Extracted records

++++++

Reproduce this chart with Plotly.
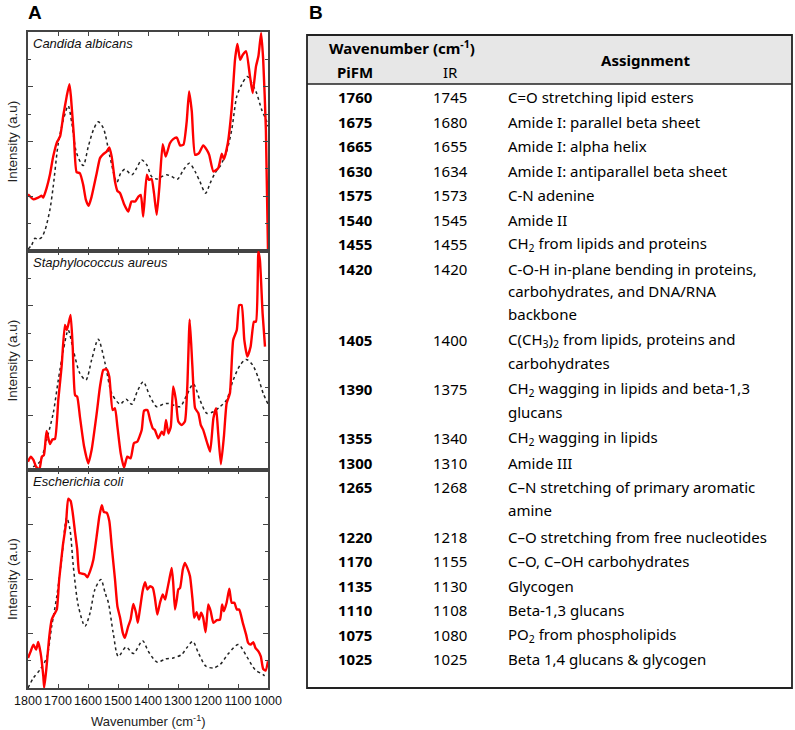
import plotly.graph_objects as go

W, H = 795, 730

# ---------------- Panel A data (arbitrary intensity units, 0-100 per panel) -------------
ca_red_wn = [1800,1782,1766,1754,1749,1738,1727,1716,1704,1693,1682,1671,1662,1657,1647,1638,1627,1616,1607,1598,
             1588,1571,1560,1549,1538,1529,1521,1510,1502,1493,1480,1466,1455,1443,1432,1424,1416,1404,1397,1388,
             1380,1371,1362,1351,1341,1327,1316,1304,1293,1282,1271,1263,1254,1243,1230,1216,1204,1196,1182,1166,
             1154,1147,1134,1121,1110,1102,1093,1084,1073,1060,1051,1040,1032,1023,1016,1007,1000]
ca_red_int = [25.9,23.6,24.4,25.2,24.4,28.7,34.8,43.1,49.5,52.3,62.2,70.6,76.2,70.6,52.3,36.0,35.5,30.2,23.3,20.6,
              24.8,35.5,42.4,44.2,45.4,47.3,43.1,31.7,27.4,26.4,21.5,18.0,22.6,22.6,24.8,25.6,15.7,34.8,32.5,32.9,
              26.4,16.5,29.4,48.8,43.1,49.2,51.1,51.8,48.2,48.5,59.1,72.9,63.7,43.9,44.7,48.2,46.2,43.9,36.3,37.8,
              44.4,41.9,49.2,65.2,87.3,94.5,87.3,89.6,91.2,79.7,72.1,84.3,88.9,99.5,87.3,55.3,0.0]
ca_ir_wn = [1800,1788,1777,1766,1754,1743,1727,1716,1699,1682,1666,1654,1638,1616,1599,1582,1566,1549,1527,1504,
            1491,1477,1454,1438,1421,1404,1388,1371,1354,1338,1321,1302,1282,1262,1243,1227,1208,1193,1177,1160,
            1138,1121,1104,1088,1069,1054,1038,1021,1004,1000]
ca_ir_int = [0.8,2.7,5.8,5.3,6.3,9.6,18.8,29.4,49.2,59.9,66.3,58.4,44.7,39.0,47.7,55.3,59.0,56.1,43.1,31.3,
             35.5,37.3,34.8,37.8,41.6,39.3,34.0,32.9,34.0,34.8,34.0,32.8,37.0,40.1,36.3,31.7,26.4,30.9,35.5,38.6,
             45.4,55.3,70.6,75.9,79.7,76.7,72.1,64.5,59.1,56.9]

sa_red_wn = [1800,1791,1782,1773,1762,1754,1747,1738,1727,1718,1710,1699,1688,1677,1671,1666,1658,1651,1643,1636,
             1627,1613,1599,1588,1571,1560,1549,1538,1529,1518,1510,1502,1491,1480,1469,1458,1447,1436,1421,1413,
             1402,1393,1384,1377,1366,1354,1347,1340,1332,1324,1316,1307,1299,1288,1277,1269,1261,1252,1243,1232,
             1224,1216,1204,1193,1182,1173,1166,1157,1147,1138,1127,1116,1104,1096,1088,1079,1069,1058,1047,1040,
             1032,1027,1018,1010]
sa_red_int = [3.8,6.1,4.6,1.5,0.3,6.1,6.8,17.8,11.9,14.0,14.2,32.0,47.2,66.2,63.9,66.2,70.8,56.3,34.2,33.5,
              24.4,10.7,3.0,9.1,25.9,38.1,45.7,46.0,42.6,27.4,28.2,19.8,7.6,1.1,6.1,5.3,12.2,12.9,18.3,27.1,
              27.4,22.8,19.0,18.3,14.5,17.5,16.0,22.8,16.7,19.8,38.1,32.0,22.1,20.5,22.1,38.1,68.8,47.2,28.2,25.9,
              20.5,18.3,12.9,8.4,23.6,28.2,16.7,2.6,15.2,30.4,35.0,59.4,63.9,75.3,75.3,59.4,51.8,56.3,67.7,67.7,
              99.7,95.9,71.5,56.3]
sa_ir_wn = [1800,1782,1760,1738,1716,1699,1682,1666,1649,1627,1607,1588,1566,1543,1521,1493,1473,1454,1436,1416,
            1393,1371,1349,1332,1316,1293,1271,1249,1227,1204,1182,1160,1138,1116,1093,1073,1051,1032,1016,1000]
sa_ir_int = [0.0,1.5,3.8,13.7,25.9,41.1,54.8,63.9,54.8,44.1,41.1,50.2,59.7,48.7,35.0,30.1,32.3,30.0,35.8,40.3,
             33.5,28.9,30.1,30.4,29.7,28.9,34.2,39.3,32.0,25.9,26.6,28.9,32.0,41.1,47.9,50.5,47.9,41.9,35.0,30.1]

ec_red_wn = [1800,1791,1782,1773,1766,1758,1749,1746,1738,1729,1721,1713,1704,1696,1684,1673,1666,1658,1651,1643,
             1636,1629,1621,1610,1602,1593,1582,1571,1562,1554,1547,1538,1529,1521,1510,1502,1493,1484,1477,1466,
             1458,1449,1440,1434,1427,1418,1410,1402,1393,1384,1377,1369,1360,1351,1343,1338,1329,1321,1316,1310,
             1304,1299,1293,1284,1277,1269,1260,1251,1246,1238,1230,1223,1216,1208,1199,1191,1182,1171,1160,1153,
             1147,1138,1129,1121,1112,1104,1096,1084,1073,1066,1058,1049,1042,1032,1024,1016,1008,1000]
ec_red_int = [13.8,16.8,19.9,17.6,21.1,16.1,5.4,0.0,10.0,23.7,31.4,33.7,36.0,49.8,65.1,75.8,86.8,85.8,80.4,71.2,
              63.6,52.8,52.5,52.1,50.8,53.6,59.0,69.7,78.9,83.8,80.7,80.4,76.6,65.1,49.8,37.5,32.2,25.3,23.0,28.3,
              31.4,38.6,34.5,29.9,36.0,44.4,48.5,45.2,46.7,45.9,41.3,33.7,39.1,42.9,40.6,43.6,49.8,55.1,48.2,36.0,
              40.6,45.2,45.9,54.4,57.4,55.1,51.3,39.8,32.2,34.8,31.4,34.5,32.2,25.6,38.3,35.2,29.9,31.1,31.4,38.3,
              35.2,39.1,45.5,39.1,39.1,36.0,36.0,29.9,24.5,20.7,19.9,21.0,18.4,16.8,14.5,8.7,8.0,12.3]
ec_ir_wn = [1800,1782,1760,1738,1721,1704,1688,1671,1660,1649,1632,1610,1593,1577,1557,1543,1532,1516,1499,1473,
            1449,1418,1399,1369,1343,1316,1288,1271,1251,1232,1207,1182,1160,1132,1099,1071,1043,1016,1004]
ec_ir_int = [0.0,4.6,8.4,13.8,28.3,42.1,59.0,78.1,72.7,55.9,37.5,28.3,34.5,45.2,49.8,43.6,39.1,25.3,14.5,18.8,
             15.8,21.7,16.8,11.8,13.3,13.8,15.3,18.4,21.4,16.1,10.0,9.2,10.7,15.8,19.9,14.5,8.4,6.1,4.6]

species = ["Candida albicans", "Staphylococcus aureus", "Escherichia coli"]
x_ticks = [1800, 1700, 1600, 1500, 1400, 1300, 1200, 1100, 1000]

# ---------------- Panel B data -------------
pifm = ["1760", "1675", "1665", "1630", "1575", "1540", "1455", "1420", "1405", "1390",
        "1355", "1300", "1265", "1220", "1170", "1135", "1110", "1075", "1025"]
ir = ["1745", "1680", "1655", "1634", "1573", "1545", "1455", "1420", "1400", "1375",
      "1340", "1310", "1268", "1218", "1155", "1130", "1108", "1080", "1025"]
assignment = [
    ["C=O stretching lipid esters"],
    ["Amide I: parallel beta sheet"],
    ["Amide I: alpha helix"],
    ["Amide I: antiparallel beta sheet"],
    ["C-N adenine"],
    ["Amide II"],
    ["CH<sub>2</sub> from lipids and proteins"],
    ["C-O-H in-plane bending in proteins,", "carbohydrates, and DNA/RNA", "backbone"],
    ["C(CH<sub>3</sub>)<sub>2</sub> from lipids, proteins and", "carbohydrates"],
    ["CH<sub>2</sub> wagging in lipids and beta-1,3", "glucans"],
    ["CH<sub>2</sub> wagging in lipids"],
    ["Amide III"],
    ["C\u2013N stretching of primary aromatic", "amine"],
    ["C\u2013O stretching from free nucleotides"],
    ["C\u2013O, C\u2013OH carbohydrates"],
    ["Glycogen"],
    ["Beta-1,3 glucans"],
    ["PO<sub>2</sub> from phospholipids"],
    ["Beta 1,4 glucans & glycogen"],
]

# ---------------- helpers -------------
def px(x):
    return x / W

def py(y):
    return 1 - y / H

RED = "#ff0000"
AX = "#444444"
ARIAL = "Arial, Liberation Sans, sans-serif"
TFONT = "Noto Sans, Open Sans, sans-serif"

fig = go.Figure()

panels = [
    (ca_ir_wn, ca_ir_int, ca_red_wn, ca_red_int),
    (sa_ir_wn, sa_ir_int, sa_red_wn, sa_red_int),
    (ec_ir_wn, ec_ir_int, ec_red_wn, ec_red_int),
]
panel_px = [(32, 251), (251, 470), (470, 688)]
x_dom = [px(28), px(268)]

annotations = []
for i, (iw, ii, rw, ri) in enumerate(panels):
    k = "" if i == 0 else str(i + 1)
    fig.add_trace(go.Scatter(x=iw, y=ii, mode="lines", xaxis="x" + k, yaxis="y" + k,
                             line=dict(color="#222222", width=1.5, dash="dot", shape="spline", smoothing=0.8),
                             showlegend=False, hoverinfo="skip"))
    fig.add_trace(go.Scatter(x=rw, y=ri, mode="lines", xaxis="x" + k, yaxis="y" + k,
                             line=dict(color=RED, width=2.4, shape="spline", smoothing=0.5),
                             showlegend=False, hoverinfo="skip"))
    top, bot = panel_px[i]
    fig.layout["xaxis" + k] = dict(
        domain=x_dom, anchor="y" + k, range=[1800, 1000], tickvals=x_ticks,
        ticks="inside", ticklen=4, tickwidth=1, tickcolor=AX, tickangle=0,
        showline=True, linecolor=AX, linewidth=1.5, mirror="ticks",
        showgrid=False, zeroline=False, showticklabels=(i == 2), automargin=False,
        tickfont=dict(family=ARIAL, size=12.5, color="#111111"),
    )
    fig.layout["yaxis" + k] = dict(
        domain=[py(bot), py(top)], anchor="x" + k, range=[0, 100], tick0=0, dtick=25,
        ticks="inside", ticklen=5, tickwidth=1, tickcolor=AX, automargin=False,
        minor=dict(ticks="inside", ticklen=3, dtick=12.5, tickcolor=AX),
        showline=True, linecolor=AX, linewidth=1.5, mirror="ticks",
        showgrid=False, zeroline=False, showticklabels=False,
    )
    annotations.append(dict(x=px(31), y=py(top + 11), xref="paper", yref="paper",
                            text="<i>" + species[i] + "</i>", showarrow=False,
                            xanchor="left", yanchor="middle",
                            font=dict(family=ARIAL, size=13, color="#111111")))
    annotations.append(dict(x=px(12), y=py((top + bot) / 2), xref="paper", yref="paper",
                            text="Intensity (a.u)", showarrow=False, textangle=-90,
                            xanchor="center", yanchor="middle",
                            font=dict(family=ARIAL, size=13.5, color="#222222")))

annotations.append(dict(x=px(148), y=py(721), xref="paper", yref="paper",
                        text="Wavenumber (cm<sup>-1</sup>)", showarrow=False,
                        xanchor="center", yanchor="middle",
                        font=dict(family=ARIAL, size=13, color="#222222")))

# panel letters
for letter, lx in (("A", 35), ("B", 316)):
    annotations.append(dict(x=px(lx), y=py(12), xref="paper", yref="paper",
                            text="<b>" + letter + "</b>", showarrow=False,
                            xanchor="center", yanchor="middle",
                            font=dict(family=ARIAL, size=19, color="#000000")))

# ---------------- table (panel B) -------------
T_L, T_R, T_T, T_B, T_H = 307, 792, 35, 688, 84
shapes = [
    dict(type="rect", xref="paper", yref="paper", x0=px(T_L), x1=px(T_R), y0=py(T_H), y1=py(T_T),
         fillcolor="#e7e7e7", line=dict(width=0), layer="below"),
    dict(type="line", xref="paper", yref="paper", x0=px(T_L), x1=px(T_R), y0=py(T_H), y1=py(T_H),
         line=dict(color="#222222", width=1.5)),
    dict(type="rect", xref="paper", yref="paper", x0=px(T_L), x1=px(T_R), y0=py(T_B), y1=py(T_T),
         line=dict(color="#222222", width=1.8)),
]

COL_PIFM, COL_IR, COL_ASSIGN = 355, 450, 506
FS = 15
tf = dict(family=TFONT, size=FS, color="#000000")

def tann(x, y, text, anchor="center"):
    annotations.append(dict(x=px(x), y=py(y), xref="paper", yref="paper", text=text,
                            showarrow=False, xanchor=anchor, yanchor="middle", font=tf))

tann(402, 47, "<b>Wavenumber (cm<sup>-1</sup>)</b>")
tann(COL_PIFM, 72, "<b>PiFM</b>")
tann(COL_IR, 72, "IR")
tann(645, 60, "<b>Assignment</b>")

ROW_PITCH, LINE_SP, EXTRA = 24.5, 22.6, 2.0
y = 97.0
for p, r, lines in zip(pifm, ir, assignment):
    tann(COL_PIFM, y, "<b>" + p + "</b>")
    tann(COL_IR, y, r)
    for j, ln in enumerate(lines):
        tann(COL_ASSIGN, y + j * LINE_SP, ln, anchor="left")
    last = y + (len(lines) - 1) * LINE_SP
    y = last + ROW_PITCH + (EXTRA if len(lines) > 1 else 0)

fig.update_layout(
    width=W, height=H, margin=dict(l=0, r=0, t=0, b=0, autoexpand=False),
    paper_bgcolor="white", plot_bgcolor="white",
    annotations=annotations, shapes=shapes, showlegend=False,
)

fig.write_html("out.html", config={"displayModeBar": False},
               post_script="document.body.style.margin='0px';document.body.style.overflow='hidden';")
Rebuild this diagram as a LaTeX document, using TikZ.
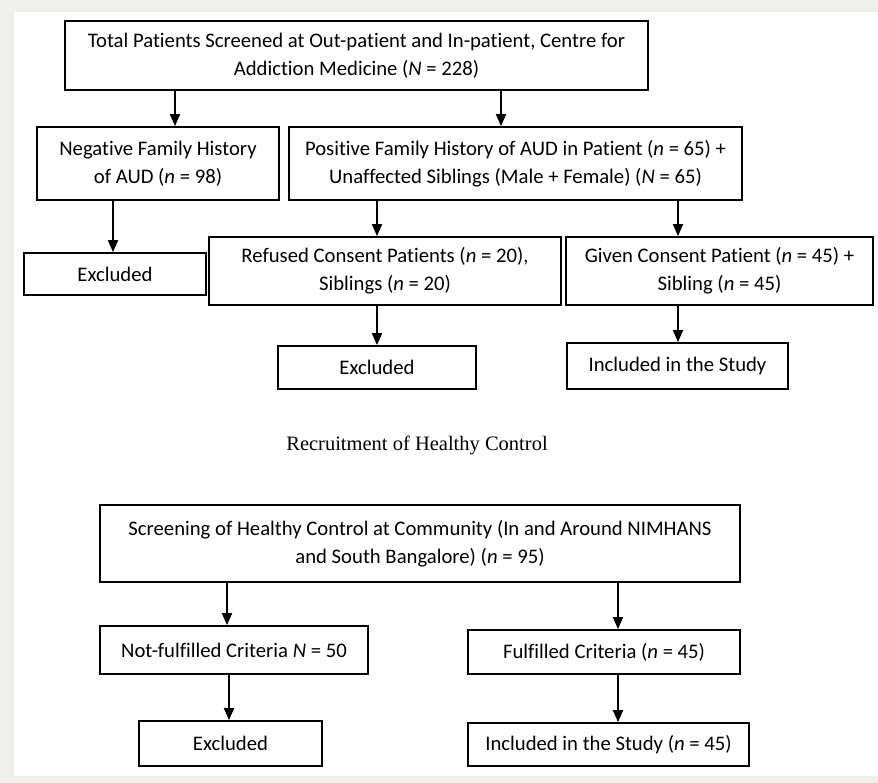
\documentclass[tikz,border=0pt]{standalone}
\usepackage{fontspec}
\setmainfont{Carlito}[Ligatures=NoCommon]
\newfontfamily\seriffont{Liberation Serif}
\usetikzlibrary{arrows.meta}
\definecolor{pagebg}{RGB}{240,238,233}
\tikzset{
  box/.style={draw=black, line width=1.8pt, fill=white, inner sep=0pt, align=center,
    font=\fontsize{20.7}{28}\selectfont},
  arr/.style={line width=1.8pt, -{Triangle[length=12pt,width=10pt]}, shorten >=0pt}
}
\begin{document}
\begin{tikzpicture}[x=1pt,y=-1pt]
\useasboundingbox (0,0) rectangle (878,783);
\fill[pagebg] (0,0) rectangle (878,783);
\fill[white] (14,12) rectangle (878,776);

\node[box, minimum width=583pt, minimum height=69pt] (top) at (356.5,55.5)
  {Total Patients Screened at Out-patient and In-patient, Centre for\\Addiction Medicine (\textit{N} = 228)};
\node[box, minimum width=242pt, minimum height=73pt] (neg) at (158,163.5)
  {Negative Family History\\of AUD (\textit{n} = 98)};
\node[box, minimum width=453pt, minimum height=73pt] (pos) at (515.5,163.5)
  {Positive Family History of AUD in Patient (\textit{n} = 65) +\\Unaffected Siblings (Male + Female) (\textit{N} = 65)};
\node[box, minimum width=182pt, minimum height=42pt] (exa) at (115,274) {Excluded};
\node[box, minimum width=352pt, minimum height=68pt] (ref) at (385,271)
  {Refused Consent Patients (\textit{n} = 20),\\Siblings (\textit{n} = 20)};
\node[box, minimum width=307pt, minimum height=68pt] (giv) at (719.5,271)
  {Given Consent Patient (\textit{n} = 45) +\\Sibling (\textit{n} = 45)};
\node[box, minimum width=198pt, minimum height=43pt] (exb) at (377,367.5) {Excluded};
\node[box, minimum width=221pt, minimum height=46pt] (inca) at (677.5,366) {Included in the Study};

\node[inner sep=0pt, font=\seriffont\fontsize{20.5}{22}\selectfont] (rec) at (417,445) {Recruitment of Healthy Control};

\node[box, minimum width=640pt, minimum height=77pt] (scr) at (420,543.5)
  {Screening of Healthy Control at Community (In and Around NIMHANS\\and South Bangalore) (\textit{n} = 95)};
\node[box, minimum width=268pt, minimum height=48pt] (nf) at (234,650)
  {Not-fulfilled Criteria \textit{N} = 50};
\node[box, minimum width=272pt, minimum height=44pt] (ful) at (604,652)
  {Fulfilled Criteria (\textit{n} = 45)};
\node[box, minimum width=183pt, minimum height=45pt] (exc) at (230.5,743.5) {Excluded};
\node[box, minimum width=281pt, minimum height=43pt] (incb) at (608.5,744.5)
  {Included in the Study (\textit{n} = 45)};

\draw[arr] (top.south -| 175,0) -- (neg.north -| 175,0);
\draw[arr] (top.south -| 501,0) -- (pos.north -| 501,0);
\draw[arr] (neg.south -| 113,0) -- (exa.north -| 113,0);
\draw[arr] (pos.south -| 377,0) -- (ref.north -| 377,0);
\draw[arr] (pos.south -| 678,0) -- (giv.north -| 678,0);
\draw[arr] (ref.south -| 377,0) -- (exb.north -| 377,0);
\draw[arr] (giv.south -| 678,0) -- (inca.north -| 678,0);
\draw[arr] (scr.south -| 227,0) -- (nf.north -| 227,0);
\draw[arr] (scr.south -| 618,0) -- (ful.north -| 618,0);
\draw[arr] (nf.south -| 229,0) -- (exc.north -| 229,0);
\draw[arr] (ful.south -| 618,0) -- (incb.north -| 618,0);
\end{tikzpicture}
\end{document}
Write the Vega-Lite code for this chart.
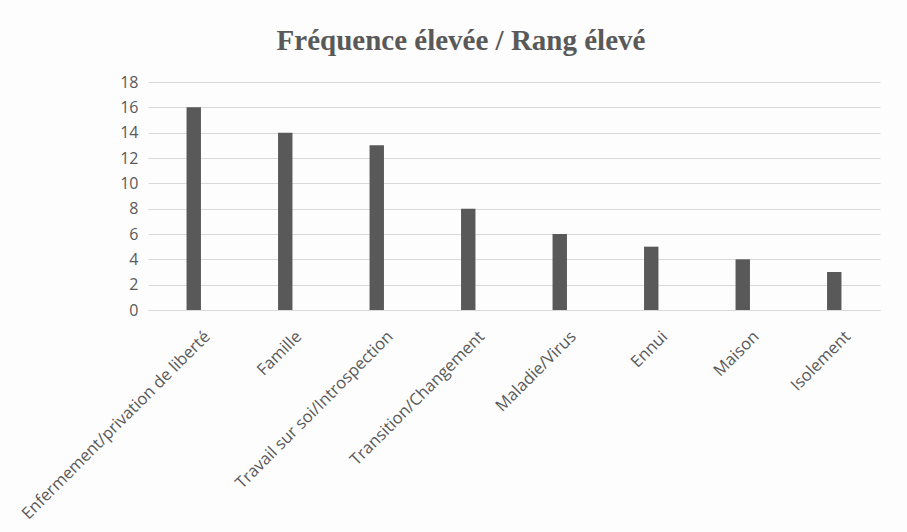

++++++

(Directive): Repeat only the lines between the top of the entries above and the line containing "W, H = 795, 730", both ends included, without the pictures.

(Task response):
Reproduce this chart with Plotly.
import plotly.graph_objects as go

W, H = 795, 730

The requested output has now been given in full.